◆ WHAT IS NEEDED ◆
Skip the pictures and quote all of the lines exactly.

◆ PROVIDED DATA ◆
##############################

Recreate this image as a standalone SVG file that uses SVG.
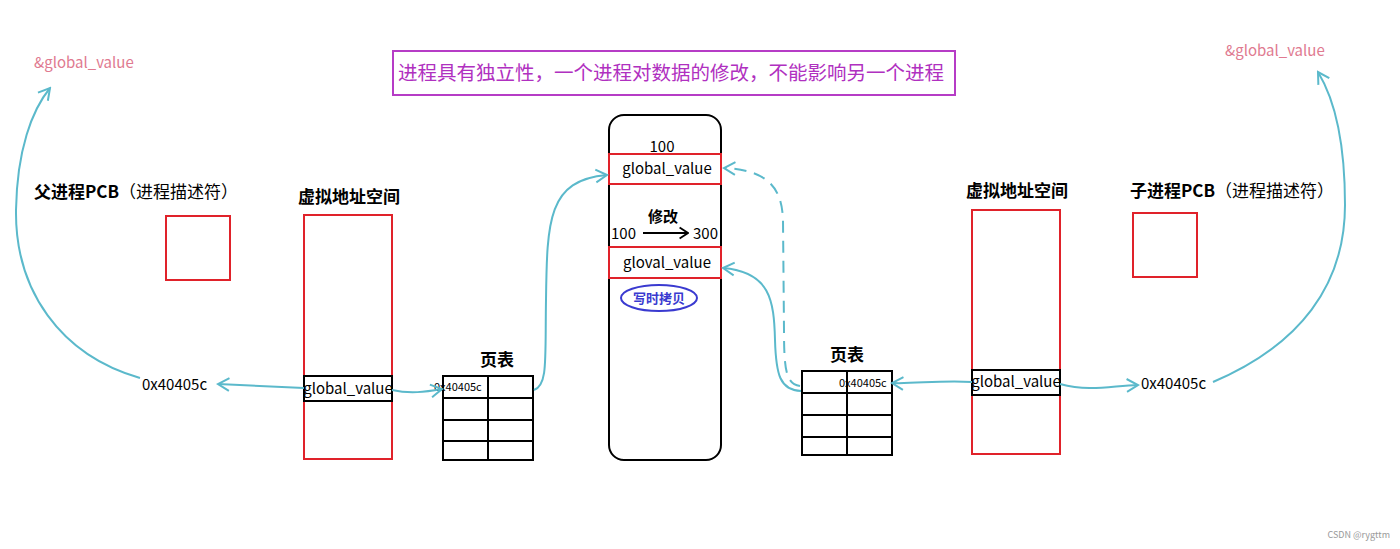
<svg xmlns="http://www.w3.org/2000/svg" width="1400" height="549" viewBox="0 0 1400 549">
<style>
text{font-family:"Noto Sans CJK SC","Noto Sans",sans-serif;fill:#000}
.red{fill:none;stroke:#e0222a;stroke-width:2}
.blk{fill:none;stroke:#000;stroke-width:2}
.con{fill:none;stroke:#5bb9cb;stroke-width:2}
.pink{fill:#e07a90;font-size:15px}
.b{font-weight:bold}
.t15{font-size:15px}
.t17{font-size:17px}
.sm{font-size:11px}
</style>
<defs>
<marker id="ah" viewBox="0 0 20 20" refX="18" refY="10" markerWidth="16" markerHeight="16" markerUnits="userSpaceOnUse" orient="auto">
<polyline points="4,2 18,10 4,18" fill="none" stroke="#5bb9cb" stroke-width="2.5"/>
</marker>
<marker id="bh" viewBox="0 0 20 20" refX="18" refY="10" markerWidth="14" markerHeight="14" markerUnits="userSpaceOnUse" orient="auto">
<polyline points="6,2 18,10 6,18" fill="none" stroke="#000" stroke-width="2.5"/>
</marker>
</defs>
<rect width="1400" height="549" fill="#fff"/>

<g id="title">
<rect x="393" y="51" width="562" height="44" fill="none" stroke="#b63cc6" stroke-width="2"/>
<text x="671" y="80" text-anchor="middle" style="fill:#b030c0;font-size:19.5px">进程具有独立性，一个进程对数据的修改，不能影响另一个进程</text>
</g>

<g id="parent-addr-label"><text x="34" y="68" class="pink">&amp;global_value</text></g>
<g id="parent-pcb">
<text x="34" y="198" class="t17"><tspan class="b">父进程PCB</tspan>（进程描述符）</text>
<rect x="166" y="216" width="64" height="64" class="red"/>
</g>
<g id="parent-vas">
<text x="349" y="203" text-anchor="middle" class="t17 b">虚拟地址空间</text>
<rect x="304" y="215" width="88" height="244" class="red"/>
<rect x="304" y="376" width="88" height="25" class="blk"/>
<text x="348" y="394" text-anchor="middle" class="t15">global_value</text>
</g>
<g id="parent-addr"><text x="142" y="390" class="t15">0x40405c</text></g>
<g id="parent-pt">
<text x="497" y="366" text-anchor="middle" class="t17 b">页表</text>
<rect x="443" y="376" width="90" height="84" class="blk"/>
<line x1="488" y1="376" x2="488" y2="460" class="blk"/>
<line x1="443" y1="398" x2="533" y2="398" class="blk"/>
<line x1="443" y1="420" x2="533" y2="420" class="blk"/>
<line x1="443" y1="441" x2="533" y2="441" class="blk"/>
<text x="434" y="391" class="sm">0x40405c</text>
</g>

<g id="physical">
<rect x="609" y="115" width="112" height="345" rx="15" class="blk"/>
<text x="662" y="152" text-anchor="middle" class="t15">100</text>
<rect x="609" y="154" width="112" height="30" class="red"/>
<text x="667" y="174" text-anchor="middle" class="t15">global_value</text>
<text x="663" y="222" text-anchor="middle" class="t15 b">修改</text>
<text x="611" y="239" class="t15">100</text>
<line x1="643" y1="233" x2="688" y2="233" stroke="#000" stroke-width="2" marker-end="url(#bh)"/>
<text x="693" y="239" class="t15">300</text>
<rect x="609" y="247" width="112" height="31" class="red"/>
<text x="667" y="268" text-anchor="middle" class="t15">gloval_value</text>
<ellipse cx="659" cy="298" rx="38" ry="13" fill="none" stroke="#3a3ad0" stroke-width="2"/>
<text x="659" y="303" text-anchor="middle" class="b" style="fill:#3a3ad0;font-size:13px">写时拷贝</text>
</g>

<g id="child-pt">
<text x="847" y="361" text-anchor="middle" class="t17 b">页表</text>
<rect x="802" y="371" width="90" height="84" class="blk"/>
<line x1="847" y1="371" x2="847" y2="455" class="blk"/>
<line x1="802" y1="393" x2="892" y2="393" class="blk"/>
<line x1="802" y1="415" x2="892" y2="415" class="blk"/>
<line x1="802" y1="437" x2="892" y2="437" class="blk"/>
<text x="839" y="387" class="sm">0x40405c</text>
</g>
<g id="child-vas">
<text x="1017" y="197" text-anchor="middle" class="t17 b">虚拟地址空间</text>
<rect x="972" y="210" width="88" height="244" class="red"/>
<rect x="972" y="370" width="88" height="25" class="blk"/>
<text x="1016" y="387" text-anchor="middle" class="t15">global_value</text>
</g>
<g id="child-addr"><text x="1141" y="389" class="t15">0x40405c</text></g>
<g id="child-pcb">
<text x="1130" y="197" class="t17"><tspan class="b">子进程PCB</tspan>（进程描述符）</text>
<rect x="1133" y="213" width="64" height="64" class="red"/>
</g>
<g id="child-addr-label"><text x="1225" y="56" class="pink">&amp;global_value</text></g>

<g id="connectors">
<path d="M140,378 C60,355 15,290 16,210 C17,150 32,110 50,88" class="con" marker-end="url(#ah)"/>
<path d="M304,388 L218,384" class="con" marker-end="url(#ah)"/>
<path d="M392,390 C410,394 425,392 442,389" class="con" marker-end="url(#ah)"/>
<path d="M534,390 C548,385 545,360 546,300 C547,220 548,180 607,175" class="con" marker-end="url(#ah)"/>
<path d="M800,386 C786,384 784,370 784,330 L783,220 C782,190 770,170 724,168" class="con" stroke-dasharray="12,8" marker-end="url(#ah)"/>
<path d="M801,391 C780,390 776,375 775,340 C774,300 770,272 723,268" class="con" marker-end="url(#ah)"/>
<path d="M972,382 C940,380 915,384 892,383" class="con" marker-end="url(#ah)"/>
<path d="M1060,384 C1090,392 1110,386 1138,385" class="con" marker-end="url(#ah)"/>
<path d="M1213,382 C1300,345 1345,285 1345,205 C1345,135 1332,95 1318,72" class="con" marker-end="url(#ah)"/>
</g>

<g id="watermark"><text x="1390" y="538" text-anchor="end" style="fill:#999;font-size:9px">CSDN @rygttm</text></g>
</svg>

##############################

◆ THE OUTPUT ◆
Recreate this image as a standalone SVG file that uses SVG.
<svg xmlns="http://www.w3.org/2000/svg" width="1400" height="549" viewBox="0 0 1400 549">
<style>
text{font-family:"Noto Sans CJK SC","Noto Sans",sans-serif;fill:#000}
.red{fill:none;stroke:#e0222a;stroke-width:2}
.blk{fill:none;stroke:#000;stroke-width:2}
.con{fill:none;stroke:#5bb9cb;stroke-width:2}
.pink{fill:#e07a90;font-size:15px}
.b{font-weight:bold}
.t15{font-size:15px}
.t17{font-size:17px}
.sm{font-size:11px}
</style>
<defs>
<marker id="ah" viewBox="0 0 20 20" refX="18" refY="10" markerWidth="16" markerHeight="16" markerUnits="userSpaceOnUse" orient="auto">
<polyline points="4,2 18,10 4,18" fill="none" stroke="#5bb9cb" stroke-width="2.5"/>
</marker>
<marker id="bh" viewBox="0 0 20 20" refX="18" refY="10" markerWidth="14" markerHeight="14" markerUnits="userSpaceOnUse" orient="auto">
<polyline points="6,2 18,10 6,18" fill="none" stroke="#000" stroke-width="2.5"/>
</marker>
</defs>
<rect width="1400" height="549" fill="#fff"/>

<g id="title">
<rect x="393" y="51" width="562" height="44" fill="none" stroke="#b63cc6" stroke-width="2"/>
<text x="671" y="80" text-anchor="middle" style="fill:#b030c0;font-size:19.5px">进程具有独立性，一个进程对数据的修改，不能影响另一个进程</text>
</g>

<g id="parent-addr-label"><text x="34" y="68" class="pink">&amp;global_value</text></g>
<g id="parent-pcb">
<text x="34" y="198" class="t17"><tspan class="b">父进程PCB</tspan>（进程描述符）</text>
<rect x="166" y="216" width="64" height="64" class="red"/>
</g>
<g id="parent-vas">
<text x="349" y="203" text-anchor="middle" class="t17 b">虚拟地址空间</text>
<rect x="304" y="215" width="88" height="244" class="red"/>
<rect x="304" y="376" width="88" height="25" class="blk"/>
<text x="348" y="394" text-anchor="middle" class="t15">global_value</text>
</g>
<g id="parent-addr"><text x="142" y="390" class="t15">0x40405c</text></g>
<g id="parent-pt">
<text x="497" y="366" text-anchor="middle" class="t17 b">页表</text>
<rect x="443" y="376" width="90" height="84" class="blk"/>
<line x1="488" y1="376" x2="488" y2="460" class="blk"/>
<line x1="443" y1="398" x2="533" y2="398" class="blk"/>
<line x1="443" y1="420" x2="533" y2="420" class="blk"/>
<line x1="443" y1="441" x2="533" y2="441" class="blk"/>
<text x="434" y="391" class="sm">0x40405c</text>
</g>

<g id="physical">
<rect x="609" y="115" width="112" height="345" rx="15" class="blk"/>
<text x="662" y="152" text-anchor="middle" class="t15">100</text>
<rect x="609" y="154" width="112" height="30" class="red"/>
<text x="667" y="174" text-anchor="middle" class="t15">global_value</text>
<text x="663" y="222" text-anchor="middle" class="t15 b">修改</text>
<text x="611" y="239" class="t15">100</text>
<line x1="643" y1="233" x2="688" y2="233" stroke="#000" stroke-width="2" marker-end="url(#bh)"/>
<text x="693" y="239" class="t15">300</text>
<rect x="609" y="247" width="112" height="31" class="red"/>
<text x="667" y="268" text-anchor="middle" class="t15">gloval_value</text>
<ellipse cx="659" cy="298" rx="38" ry="13" fill="none" stroke="#3a3ad0" stroke-width="2"/>
<text x="659" y="303" text-anchor="middle" class="b" style="fill:#3a3ad0;font-size:13px">写时拷贝</text>
</g>

<g id="child-pt">
<text x="847" y="361" text-anchor="middle" class="t17 b">页表</text>
<rect x="802" y="371" width="90" height="84" class="blk"/>
<line x1="847" y1="371" x2="847" y2="455" class="blk"/>
<line x1="802" y1="393" x2="892" y2="393" class="blk"/>
<line x1="802" y1="415" x2="892" y2="415" class="blk"/>
<line x1="802" y1="437" x2="892" y2="437" class="blk"/>
<text x="839" y="387" class="sm">0x40405c</text>
</g>
<g id="child-vas">
<text x="1017" y="197" text-anchor="middle" class="t17 b">虚拟地址空间</text>
<rect x="972" y="210" width="88" height="244" class="red"/>
<rect x="972" y="370" width="88" height="25" class="blk"/>
<text x="1016" y="387" text-anchor="middle" class="t15">global_value</text>
</g>
<g id="child-addr"><text x="1141" y="389" class="t15">0x40405c</text></g>
<g id="child-pcb">
<text x="1130" y="197" class="t17"><tspan class="b">子进程PCB</tspan>（进程描述符）</text>
<rect x="1133" y="213" width="64" height="64" class="red"/>
</g>
<g id="child-addr-label"><text x="1225" y="56" class="pink">&amp;global_value</text></g>

<g id="connectors">
<path d="M140,378 C60,355 15,290 16,210 C17,150 32,110 50,88" class="con" marker-end="url(#ah)"/>
<path d="M304,388 L218,384" class="con" marker-end="url(#ah)"/>
<path d="M392,390 C410,394 425,392 442,389" class="con" marker-end="url(#ah)"/>
<path d="M534,390 C548,385 545,360 546,300 C547,220 548,180 607,175" class="con" marker-end="url(#ah)"/>
<path d="M800,386 C786,384 784,370 784,330 L783,220 C782,190 770,170 724,168" class="con" stroke-dasharray="12,8" marker-end="url(#ah)"/>
<path d="M801,391 C780,390 776,375 775,340 C774,300 770,272 723,268" class="con" marker-end="url(#ah)"/>
<path d="M972,382 C940,380 915,384 892,383" class="con" marker-end="url(#ah)"/>
<path d="M1060,384 C1090,392 1110,386 1138,385" class="con" marker-end="url(#ah)"/>
<path d="M1213,382 C1300,345 1345,285 1345,205 C1345,135 1332,95 1318,72" class="con" marker-end="url(#ah)"/>
</g>

<g id="watermark"><text x="1390" y="538" text-anchor="end" style="fill:#999;font-size:9px">CSDN @rygttm</text></g>
</svg>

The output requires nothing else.